Clinton is reportedly preparing to announce her candidacy for president in April and has seen near universal support among Democrats for her expected bid for president. The Ready for Hillary super PAC, which was formed in January 2013 with the express purpose of urging Hillary Clinton to run for president in 2016, has held several LGBT-specific fundraisers.
Although Clinton has proven popular among the LGBT community, she has faced criticism for the timing of her endorsement of marriage equality. In March 2013, shortly after leaving her post as secretary of State, Clinton endorsed same-sex marriage in a video published by the Human Rights Campaign. Her announcement came 10 days after Clinton’s husband, former President Bill Clinton, penned a column for The Washington Post calling on the Supreme Court to strike down the Defense of Marriage Act, which he signed into law as president in 1996.

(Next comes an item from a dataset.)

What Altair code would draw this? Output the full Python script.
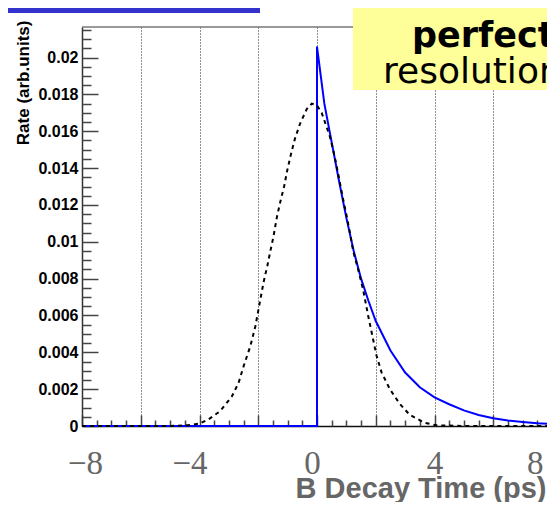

But during a June interview with NPR, Clinton defended her decision not to announcer her support sooner and denied that she hid her support for marriage equality for political gain. “When I was ready to say what I said, I said it,” Clinton stated. Most notably, Clinton also said she believes marriage should be left up to the states and expressed her support for state-by-state efforts to secure marriage equality, a position that contradicts the majority of marriage-equality advocates who believe a national resolution must come from the Supreme Court.
Even though the Supreme Court is expected to rule on nationwide marriage equality later this year, with oral arguments scheduled for April, Clinton has yet to clarify whether she believes states should determine whether same-sex couples are allowed to marry.